Такова Россия Чехова, а вот Россия Вяч. Иванова:
«Страна покроется орхестрами и фимелами для народных сборищ, где будет петь хоровод, — где в действии трагедии или комедии, дифирамба или мистерии воскреснет свободное мифотворчество, где самая свобода найдет очаги своего полного самоутверждения».
«Сделал открытие, — пишет Чехов, — которое меня поразило и которое в дождь и сырость не имеет себе цены: на почтовых станциях в сенях имеются отхожие места. О, вы не можете оценить этого!»
Кому же верить: Чехову или Вяч. Иванову? Чего желать России: фимел, орхестр — «очагов свободы» — или отхожих мест? Мы еще не решили, колеблемся, идти ли на восток, во имя реакции, требующей карательных экспедиций, или на запад, во имя прогресса, требующего ватерклозетов, а тут вдруг — «фимелы и орхестры». Ах шутники, шутники! С луны свалились, что ли? В России ли жили, знают ли, что такое Россия? А если знают и все-таки верят в то, что говорят, то, видно, знать не хотят — нет им до нее никакого дела: погибай, Россия, только бы воскресить миф!
Русь, что выше и что ярче?..Где сияет солнце жарче,Где сиять ему милей? —
вопрошает Городецкий. «Вообще дождь, грязь, холод… бррр!» — жалуется Чехов.
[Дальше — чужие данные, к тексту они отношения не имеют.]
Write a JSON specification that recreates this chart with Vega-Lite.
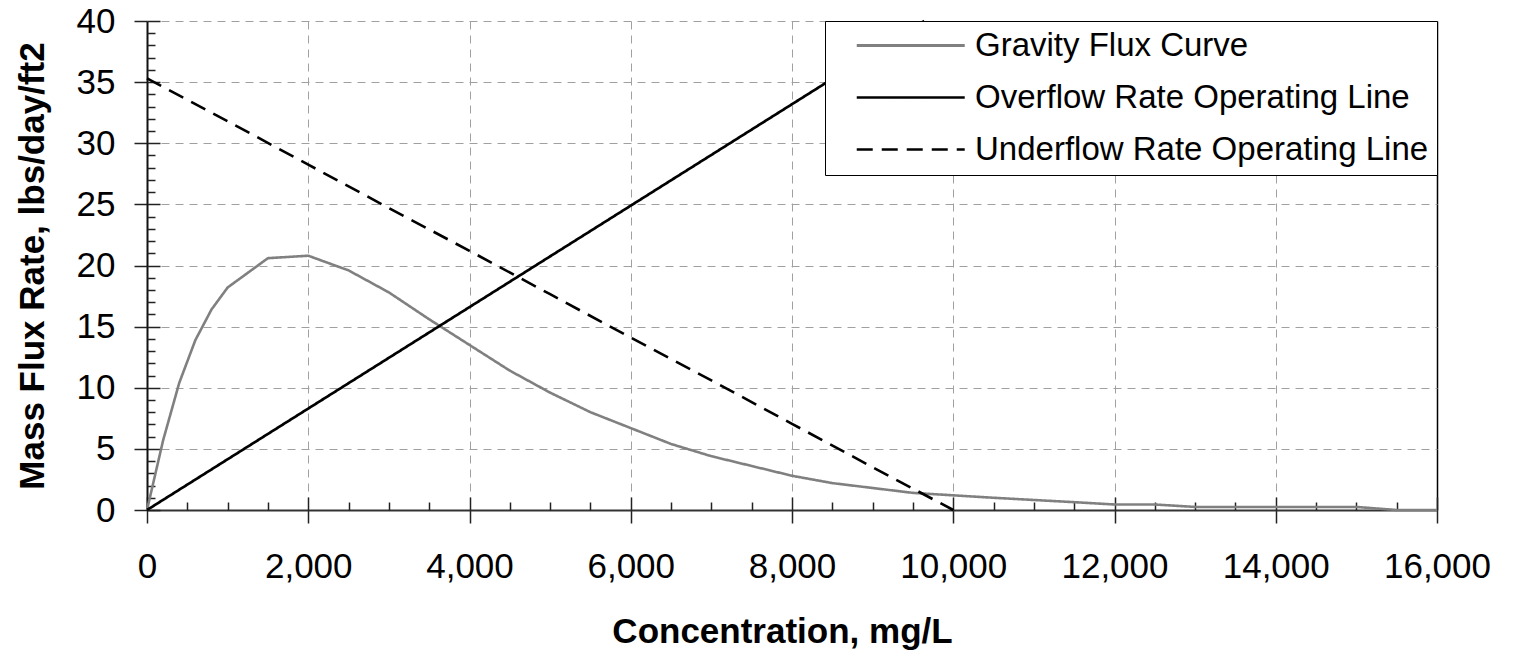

И через несколько страниц опять: «Дождь, ветер… спаси, Царица Небесная!» И еще: «Плыву через реку, а дождь хлещет, ветер дует, багаж мокнет, валенки обращаются в студень…» И вот, однако, подите же —
Где сияет солнце жарче,Где сиять ему милей?
Если это не злая шутка, если Городецкий что-то действительно любит, то уж, во всяком случае, не живую Россию, а какую-то свою мертвую, каменную, археологическую «Барыбу», которой приносит не столько кровавые, сколько чернильные жертвы. Но я не хочу «Барыбы», пусть уж лучше Россия — «Лизавета Смердящая», только бы не эта чертова баба!
И Бальмонт любит Россию, как небывалую Жар-Птицу. И он «стилизует» русские песни; но почему же в устах его они похожи на «перевод с французского»?
Я из града Ветрограда,Называюсь «Вей».Я из града Цветограда,Я «Огонь очей».
И далее:
Я по граду Ветрограду…Я по граду Цветограду…Я во граде Ветрограде…Я во граде Цветограде…
Что это, деревянная трещотка или жестяной вентилятор?
И Александр Блок, рыцарь «Прекрасной Дамы», как будто выскочивший прямо из готического окна с разноцветными стеклами, устремляется в «некультурную Русь»… к «исчадию Волги», хотя насчет Блока уж слишком ясно, что он, по выражению одного современного писателя о неудавшемся любовном покушении, «не хочет и не может».